Choong K. Lee 1 and James M. Manning 1

From the 1 From The Rockefeller University, New York, New York 10021

The NH2-terminal valine residues of both chains of oxyhemoglobin S are carbamylated 50 to 100 times faster at pH 7.4 than the egr-NH2 groups of the lysine residues of the protein up to a level of 1 carbamyl group per hemoglobin molecule. The pseudo-first order rate constants for the carbamylation of the NH2-terminal residues of carbonmonoxyhemoglobins A and S are identical for the proteins either in the tetrameric state or as the p-hydroxymercuribenzoate derivatives of the individual chains.

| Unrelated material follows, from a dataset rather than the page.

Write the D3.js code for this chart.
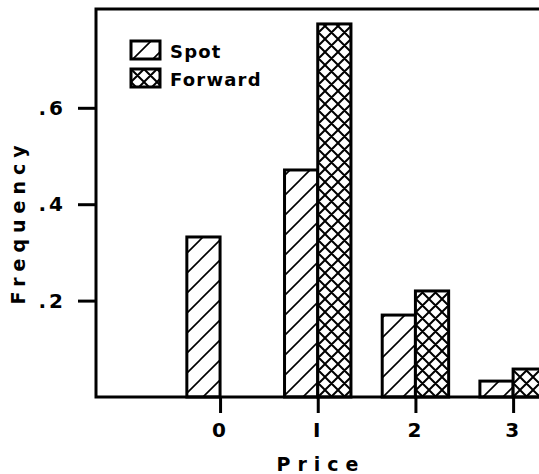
<!DOCTYPE html>
<html>
<head>
<meta charset="utf-8">
<script src="https://d3js.org/d3.v7.min.js"></script>
<style>
  body { margin: 0; background: #fff; }
  text { font-family: "DejaVu Sans", sans-serif; font-weight: bold; fill: #000; }
</style>
</head>
<body>
<svg id="drawing_region"></svg>
<script>
// chart data
var prices = [0, 1, 2, 3];
var spot = [0.332, 0.471, 0.170, 0.033];
var forward = [0, 0.774, 0.220, 0.058];
var yticks = [0.2, 0.4, 0.6];
var ytickLabels = [".2", ".4", ".6"];
var series = ["Spot", "Forward"];

var config = {
    width: 539,
    height: 474,
    left: 96,
    top: 9,
    bottom: 397,
    barw: 0.34
};

var svg = d3.select("#drawing_region")
    .attr("width", config.width)
    .attr("height", config.height);

var defs = svg.append("defs");

// single hatch for Spot
var hatch = defs.append("pattern")
    .attr("id", "hatch")
    .attr("patternUnits", "userSpaceOnUse")
    .attr("width", 20).attr("height", 20);
hatch.append("rect").attr("width", 20).attr("height", 20).attr("fill", "#fff");
hatch.append("path")
    .attr("d", "M0,20 L20,0 M-5,5 L5,-5 M15,25 L25,15")
    .attr("stroke", "#000").attr("stroke-width", 1.6);

// cross hatch for Forward
var cross = defs.append("pattern")
    .attr("id", "cross")
    .attr("patternUnits", "userSpaceOnUse")
    .attr("width", 13).attr("height", 13);
cross.append("rect").attr("width", 13).attr("height", 13).attr("fill", "#fff");
cross.append("path")
    .attr("d", "M0,13 L13,0 M0,0 L13,13 M-3,3 L3,-3 M10,16 L16,10 M-3,10 L3,16 M10,-3 L16,3")
    .attr("stroke", "#000").attr("stroke-width", 2);

var fills = ["url(#hatch)", "url(#cross)"];

var xscale = d3.scaleLinear()
    .domain([-1.27, 3.265])
    .range([config.left, config.width]);

var yscale = d3.scaleLinear()
    .domain([0, 0.805])
    .range([config.bottom, config.top]);

var chart = svg.append("g");

// bars
chart.selectAll(".spot")
    .data(prices)
    .enter()
    .append("rect")
    .attr("class", "spot")
    .attr("x", (d, i) => xscale(d - config.barw))
    .attr("y", (d, i) => yscale(spot[i]))
    .attr("width", xscale(config.barw) - xscale(0))
    .attr("height", (d, i) => yscale(0) - yscale(spot[i]))
    .attr("fill", fills[0])
    .attr("stroke", "#000")
    .attr("stroke-width", 3);

chart.selectAll(".fwd")
    .data(prices.filter((d, i) => forward[i] > 0))
    .enter()
    .append("rect")
    .attr("class", "fwd")
    .attr("x", d => xscale(d))
    .attr("y", d => yscale(forward[d]))
    .attr("width", xscale(config.barw) - xscale(0))
    .attr("height", d => yscale(0) - yscale(forward[d]))
    .attr("fill", fills[1])
    .attr("stroke", "#000")
    .attr("stroke-width", 3);

// axes
var xaxis = d3.axisBottom(xscale)
    .tickValues(prices)
    .tickSize(16)
    .tickPadding(10)
    .tickFormat(d => d === 1 ? "I" : d);

var xaxis_group = svg.append("g")
    .attr("transform", `translate(0, ${config.bottom})`)
    .call(xaxis);

var yaxis = d3.axisLeft(yscale)
    .tickValues(yticks)
    .tickSize(18)
    .tickPadding(12)
    .tickFormat((d, i) => ytickLabels[i]);

var yaxis_group = svg.append("g")
    .attr("transform", `translate(${config.left}, 0)`)
    .call(yaxis);

[xaxis_group, yaxis_group].forEach(g => {
    g.select(".domain").remove();
    g.selectAll(".tick line").attr("stroke", "#000").attr("stroke-width", 3);
    g.selectAll(".tick text")
        .attr("font-size", 20)
        .attr("font-family", "DejaVu Sans, sans-serif")
        .attr("font-weight", "bold")
        .style("letter-spacing", "3px");
});

// frame lines: left, bottom, top
svg.append("path")
    .attr("d", `M${config.width},${config.top} L${config.left},${config.top} L${config.left},${config.bottom} L${config.width},${config.bottom}`)
    .attr("fill", "none")
    .attr("stroke", "#000")
    .attr("stroke-width", 3);

// labels
svg.append("text")
    .attr("x", 321)
    .attr("y", 471)
    .attr("text-anchor", "middle")
    .attr("font-size", 19)
    .style("letter-spacing", "7px")
    .text("Price");

svg.append("text")
    .attr("transform", "translate(25, 222) rotate(-90)")
    .attr("text-anchor", "middle")
    .attr("font-size", 19)
    .style("letter-spacing", "6px")
    .text("Frequency");

// legend
var legend = svg.append("g")
    .selectAll("g")
    .data(series)
    .enter()
    .append("g")
    .attr("transform", (d, i) => `translate(131, ${41 + i * 28})`);

legend.append("rect")
    .attr("width", 29)
    .attr("height", 18)
    .attr("fill", (d, i) => fills[i])
    .attr("stroke", "#000")
    .attr("stroke-width", 3);

legend.append("text")
    .attr("x", 39)
    .attr("y", 17)
    .attr("font-size", 18)
    .style("letter-spacing", "1.2px")
    .text(d => d);
</script>
</body>
</html>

The rate constant for the carbamylation of deoxyhemoglobin A is the same as that for deoxyhemoglobin S, and the deoxyhemoglobins are carbamylated about twice as rapidly as the liganded proteins. These results indicate that the pKa values of the NH2-terminal valine residues of hemoglobins A and S are probably identical. Carbon dioxide competes for the site of the carbamylation with deoxyhemoglobin more effectively than it does with carbonmonoxyhemoglobin. Since OCO is known to bind preferentially to deoxyhemoglobin, these data provide experimental support for the suggestion that HNCO, the reactive tautomer of cyanate, is a structural analog of OCO.